Trajectory Regression: The compensated trajectories serve as proposals for the two-stage detector, which regresses their pose and confidence in the current frame.
2D Projection and Detection: The regressed 3D trajectories are projected onto a 2D image, and a two-stage image-based detector processes these projections and the current frame image to assess trajectory confidence.
Confidence Fusion: Confidence scores from the 2D and 3D detectors are fused with historical confidence values.
NMS and Data Association: The fused confidence scores guide NMS, ranking detections by trajectory confidence to achieve association and finalize results.
Note that the trajectory management module is adopted from DFMOT.

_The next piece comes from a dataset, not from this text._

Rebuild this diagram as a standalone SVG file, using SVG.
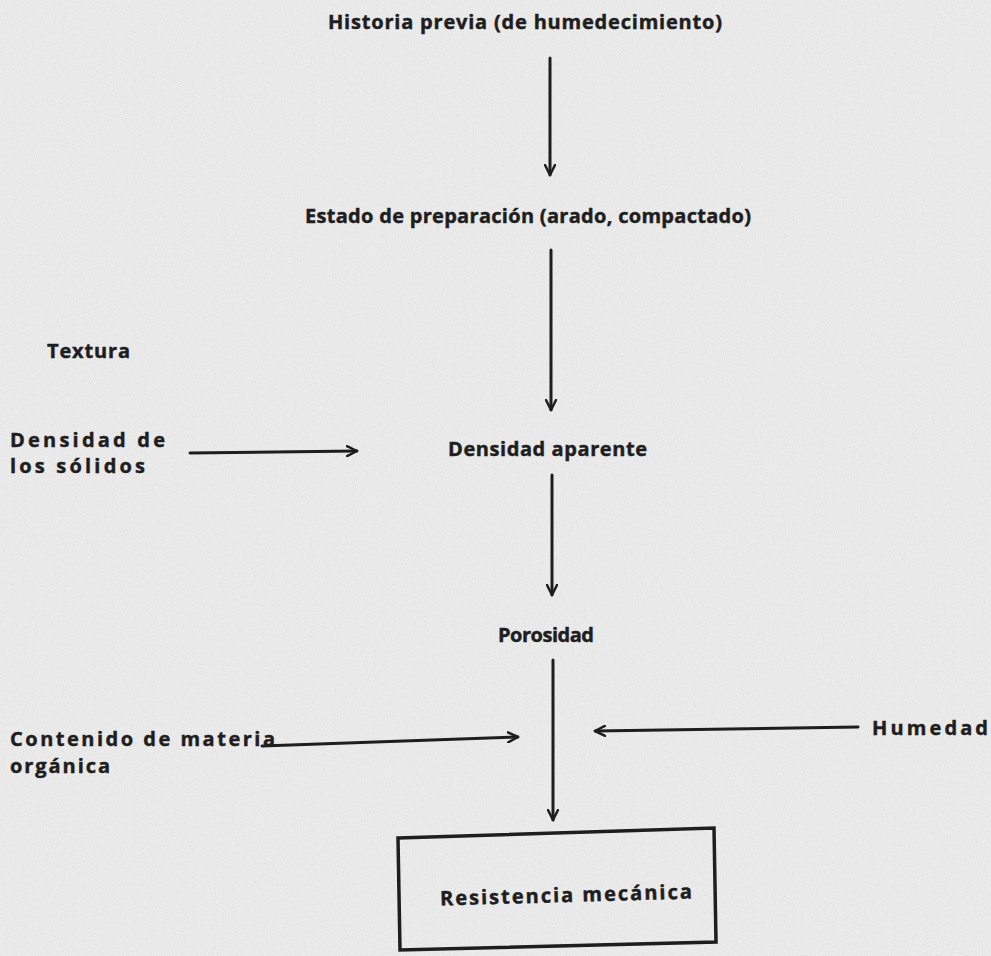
<svg xmlns="http://www.w3.org/2000/svg" width="991" height="956" viewBox="0 0 991 956">
<defs>
<style>
.t{font-family:"Open Sans","Liberation Sans","DejaVu Sans",sans-serif;font-weight:bold;font-size:20px;fill:#1e1e1e;stroke:#1e1e1e;stroke-width:0.45;}
.c{stroke:#1e1e1e;stroke-width:3;fill:none;stroke-linecap:round;}
.box{stroke:#1e1e1e;stroke-width:3.5;fill:none;stroke-linejoin:miter;}
</style>
<marker id="ah" viewBox="0 0 12 12" refX="11" refY="6" markerWidth="12" markerHeight="12" markerUnits="userSpaceOnUse" orient="auto">
<path d="M1,1 L11,6 L1,11" fill="none" stroke="#1e1e1e" stroke-width="2.5" stroke-linecap="round" stroke-linejoin="round"/>
</marker>
<filter id="noise" x="0" y="0" width="100%" height="100%">
<feTurbulence type="fractalNoise" baseFrequency="0.9" numOctaves="2" seed="3" result="n"/>
<feColorMatrix in="n" type="matrix" values="0 0 0 0 0.55  0 0 0 0 0.55  0 0 0 0 0.55  0 0 0 -2.2 1.25"/>
</filter>
</defs>
<rect width="991" height="956" fill="#ececec"/>
<rect width="991" height="956" filter="url(#noise)" opacity="0.35"/>

<g id="connectors">
<line class="c" x1="550" y1="58" x2="550" y2="175" marker-end="url(#ah)"/>
<line class="c" x1="551" y1="250" x2="551" y2="410" marker-end="url(#ah)"/>
<line class="c" x1="190" y1="453" x2="357" y2="451" marker-end="url(#ah)"/>
<line class="c" x1="552" y1="475" x2="552" y2="595" marker-end="url(#ah)"/>
<line class="c" x1="553" y1="660" x2="553" y2="820" marker-end="url(#ah)"/>
<line class="c" x1="262" y1="746" x2="518" y2="737" marker-end="url(#ah)"/>
<line class="c" x1="858" y1="727" x2="595" y2="731" marker-end="url(#ah)"/>
</g>

<g id="historia">
<text class="t" x="328" y="29" textLength="394" lengthAdjust="spacing">Historia previa (de humedecimiento)</text>
</g>
<g id="estado">
<text class="t" x="305" y="223" textLength="446" lengthAdjust="spacing">Estado de preparación (arado, compactado)</text>
</g>
<g id="textura">
<text class="t" x="47" y="358" textLength="83" lengthAdjust="spacing">Textura</text>
</g>
<g id="densidad-solidos">
<text class="t" x="10" y="447" textLength="155" lengthAdjust="spacing">Densidad de</text>
<text class="t" x="10" y="473" textLength="135" lengthAdjust="spacing">los sólidos</text>
</g>
<g id="densidad-aparente">
<text class="t" x="448" y="456" textLength="199" lengthAdjust="spacing">Densidad aparente</text>
</g>
<g id="porosidad">
<text class="t" x="498" y="642" textLength="96" lengthAdjust="spacing">Porosidad</text>
</g>
<g id="materia-organica">
<text class="t" x="10" y="746" textLength="265" lengthAdjust="spacing">Contenido de materia</text>
<text class="t" x="10" y="773" textLength="100" lengthAdjust="spacing">orgánica</text>
</g>
<g id="humedad">
<text class="t" x="872" y="735" textLength="116" lengthAdjust="spacing">Humedad</text>
</g>
<g id="resistencia">
<polygon class="box" points="398,838 714,828 716,942 400,950"/>
<text class="t" x="440" y="902" textLength="252" lengthAdjust="spacing" transform="rotate(-1.6 566 897)">Resistencia mecánica</text>
</g>
</svg>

The system architecture of YONTD
BevFusion
BevFusion is a deep fusion-based multi-sensor perception system that integrates features from multiple modalities—typically LiDAR point clouds and multi-view camera images—into a unified bird’s-eye view (BEV) representation. In its design, raw sensory inputs are first transformed into modality-specific feature maps, with camera features being projected into the BEV space via geometric view transformation, and LiDAR features encoded directly in BEV using point-based or voxel-based encoders. These features are then fused at the BEV level, enabling the network to jointly exploit the geometric precision of LiDAR and the rich semantic context of camera images. By operating entirely in the BEV domain, {\bevfusion} facilitates consistent spatial reasoning, efficient cross-modal alignment, and scalability to multiple perception tasks such as 3D object detection, tracking, and map segmentation, making it a strong baseline in autonomous driving research. In our implementation, we adopt the TBD strategy from the original paper, which performs object detection in the fused BEV space and then applies a greedy-matching-based tracker to build tracking pipeline.
Configuration
These MOT perception systems utilize pre-trained models and are configured with the default tracker settings provided by their respective authors. Moverover, for single-sensor detection systems (e.g., used as branches in MOT systems), we employ CascadeRCNN as the camera detector and VoxelRCNN as the LiDAR detector.